光の反射を防止することが望まれる光学素子の表面における反射防止構造体、または各種の透光性部材の表面に配される反射防止膜として利用できる。
10、40、41、42 反射防止構造体
1a 凸部(小型凸部)
2a 凹部(大型凹部)
3a 凹部(小型凹部)
4a 凸部(大型凸部)
104 基体
404 第2の基体
406 第3の基体
103、203、303 供給源

Claims (7)

  1. 光の反射を防止する反射防止構造体であって、
    複数の小型凸部をその表面に有する複数の大型凹部を備え、
    上記複数の小型凸部の間のピッチ、及び上記複数の大型凹部の間のピッチは、上記反射防止構造体に入射する光の波長よりも小さく、上記複数の大型凹部の間の平均ピッチは、28nm以上250nm以下であることを特徴とする反射防止構造体。
  2. 上記複数の大型凹部の間の平均ピッチは、上記複数の小型凸部の間の平均ピッチの1.2倍以上10倍以下であることを特徴とする請求項1に記載の反射防止構造体。
  3. 上記複数の小型凸部の間の平均ピッチは、7nm以上40nm以下であることを特徴とする請求項1または2に記載の反射防止構造体。

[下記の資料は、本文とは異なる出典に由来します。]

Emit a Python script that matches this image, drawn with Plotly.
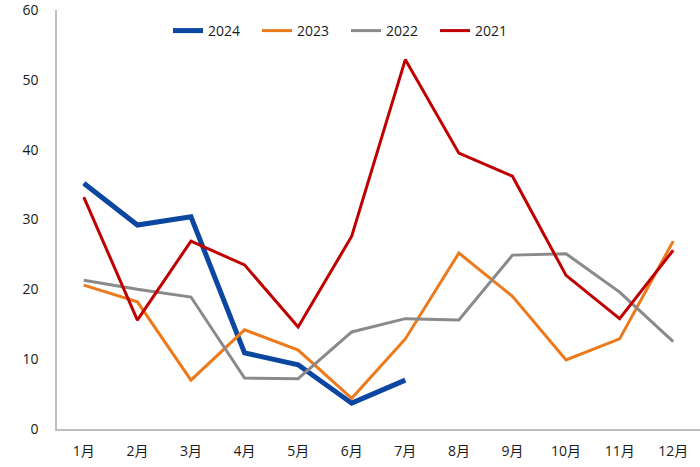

  4. 光の反射を防止する反射防止構造体であって、
    複数の小型凸部をその表面に有する複数の大型凹部を備え、
    上記複数の小型凸部の間のピッチ、及び上記複数の大型凹部の間のピッチは、上記反射防止構造体に入射する光の波長よりも小さく、
    上記小型凸部は、V、Cr、Fe、Zr、Nb、Mo、Tc、Ru、Rh、Pd、Hf、Ta、W、Re、Os、Ir及びPtのいずれか1つを含んでいることを特徴とする反射防止構造体。
  5. 光の反射を防止する反射防止構造体であって、
    複数の小型凸部をその表面に有する複数の大型凹部を備え、
    上記複数の小型凸部の間のピッチ、及び上記複数の大型凹部の間のピッチは、上記反射防止構造体に入射する光の波長よりも小さく、
    上記小型凸部が形成される基体をさらに備え、
    上記基体の表面には、Al、Si及びGeのうちのいずれか1つ、または、これらの合金が含まれていることを特徴とする反射防止構造体。
  6. 請求項1〜のいずれか1項に記載の反射防止構造体を表面に有することを特徴とする光学素子。
  7. 基体の表面に反射防止構造を形成することにより反射防止構造体を製造する製造方法であって、
    上記基体の表面をエッチングすることにより当該基体を構成する基体材料を分子または原子として放出するとともに、当該基体材料と混合されることにより粒子を形成する供給材料を供給源から供給する供給工程と、
    上記供給工程において放出された基体材料と、供給された供給材料とを混合させることにより上記基体の表面に複数の凸部を、上記反射防止構造体に入射する光の波長よりも小さいピッチで形成する凸部形成工程とを含み、
    上記供給工程と上記凸部形成工程とを継続的に繰り返すことにより、上記凸部を表面に有する複数の凹部を、上記光の波長よりも小さいピッチで上記基体の表面に形成することを特徴とする、反射防止構造体の製造方法。